The rule for handling bytes is more complicated. Since lines most likely vary in length, the Byte_count boundary may be hit in the middle of an input record. In that case, split has to write enough of the first bytes of the input record to finish up Byte_count bytes, close the file, open a new file, and write the rest of the record to the new file. The logic here does all that:

Byte_count > 0 {
    # `+ 1' is for the final newline
    if (tcount + length($0) + 1 > Byte_count) { # would overflow
        # compute leading bytes
        leading_bytes = Byte_count - tcount

        # write leading bytes
        printf("%s", substr($0, 1, leading_bytes)) > Output

        # close old file, open new file
        close(Output)
        Output = (Outfile compute_suffix())

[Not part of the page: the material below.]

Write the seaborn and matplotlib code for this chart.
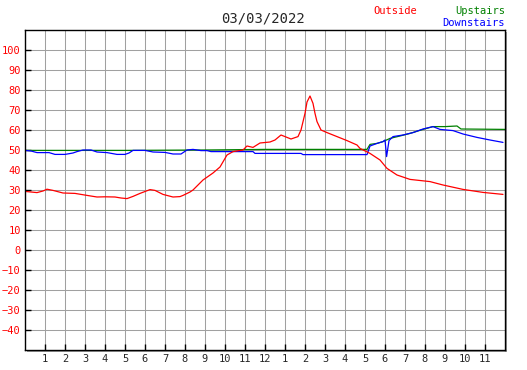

        # set up first bytes for new file
        $0 = substr($0, leading_bytes + 1)  # trailing bytes
        tcount = 0
    }

    # write full record or trailing bytes
    tcount += length($0) + 1
    print > Output
}

Finally, the END rule cleans up by closing the last output file:

END {
    close(Output)
}

Footnotes

(78)

Using -b twice requires separating gawk’s options from those of the program. For example: ‘gawk -f getopt.awk -f split.awk -b -- -b 42m large-file.txt split-’.